Musalia too wanted to return a hand now that he had just been gifted a car and had received his first salary. That is how he came to buy his father two Tusker Premium beers at Hotel Boulevard.

His favourite watering hole, however, was not Hotel Boulevard but Mateso Bila Chuki in Eastleigh where he enjoyed memorable moments with his gang of friends who cruised the city’s nightclubs in the Datsun.

A lot of water has passed under the bridge since Musalia left college. His father too is no more and will not be available to imbibe some beer to celebrate his son's return from the political cold where he has been for almost 10 years.

But now that he is poised to be the third most powerful man in government after President William Ruto and his deputy Rigathi Gachagua, the ANC leader will wish his father was here to see how much of a man he has been.
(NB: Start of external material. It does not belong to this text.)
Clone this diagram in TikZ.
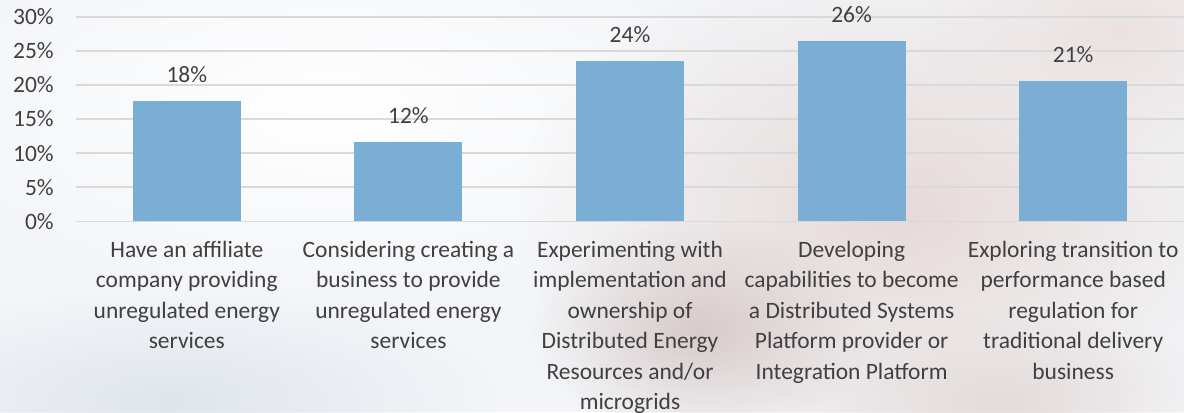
\documentclass[tikz,border=0pt]{standalone}
\usepackage{fontspec}
\setmainfont{Carlito}
\usepackage{xcolor}
\usepackage{tikz}
\usetikzlibrary{positioning,fadings}

\definecolor{barblue}{HTML}{7BAED4}
\definecolor{gridgray}{HTML}{D9D9D9}
\definecolor{textgray}{HTML}{404040}
\definecolor{paper}{HTML}{F3F5F8}
\definecolor{skin}{HTML}{E6DAD8}
\definecolor{skindark}{HTML}{D8CBCB}
\definecolor{mist}{HTML}{E0E5ED}

\tikzfading[name=blob, inner color=transparent!0, outer color=transparent!100]
\tikzset{
  lbl/.style={font=\fontsize{17.6}{22.9}\selectfont, text=textgray, inner sep=0pt},
  catlbl/.style={lbl, align=center},
  bar/.style={fill=barblue, draw=none, inner sep=0pt, anchor=south, minimum width=81pt},
  haze/.style={path fading=blob},
}

\begin{document}
\begin{tikzpicture}[x=0.75pt,y=-0.75pt]
\useasboundingbox (0,0) rectangle (1184,412);
\fill[paper] (0,0) rectangle (1184,412);%背景
\fill[white, haze] (330,110) ellipse (420 and 200);
\fill[skin, haze] (900,210) ellipse (380 and 260);
\fill[skin!80, haze] (1120,30) ellipse (200 and 120);
\fill[mist, haze] (170,400) ellipse (330 and 110);
\fill[skindark, haze] (700,330) ellipse (170 and 110);
\fill[skindark!70, haze] (1000,400) ellipse (220 and 90);

\foreach \v in {0,5,...,30}
  {
   \draw[gridgray, line width=1.2pt] (76,{221.3-6.82*\v}) -- (1184,{221.3-6.82*\v});%目盛り線
   \node[lbl, anchor=east] (tick\v) at (54,{221.3-6.82*\v}) {\v\%};
  }

\foreach \i / \x / \val / \pct / \txt in
  {1/186.8/17.6/18/{Have an affiliate\\company providing\\unregulated energy\\services},
   2/408.4/11.6/12/{Considering creating a\\business to provide\\unregulated energy\\services},
   3/630.0/23.5/24/{Experimenting with\\implementation and\\ownership of\\Distributed Energy\\Resources and/or\\microgrids},
   4/851.6/26.4/26/{Developing\\capabilities to become\\a Distributed Systems\\Platform provider or\\Integration Platform},
   5/1073.2/20.6/21/{Exploring transition to\\performance based\\regulation for\\traditional delivery\\business}}
  {
   \node[bar, minimum height={5.115*\val pt}] (bar\i) at (\x,221.3) {};%棒
   \node[lbl, above=13pt of bar\i] (val\i) {\pct\%};
   \node[catlbl, below=14.5pt of bar\i] (cat\i) {\txt};
  }
\end{tikzpicture}
\end{document}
Though he has been close to power, there have been moments, as he explains in his memoir when he was almost overwhelmed by powerful forces like being arrested after the 1982 coup for his involvement in university student politics.

Like a sphinx, Musalia has mastered the art of rising from the ashes.

This is the second time he will claim his place in government without going through elections. In 2008 after the much contested 2007 election, he was named a deputy prime minister in the government of national unity where President Mwai Kibaki had a power-sharing deal with Raila Odinga.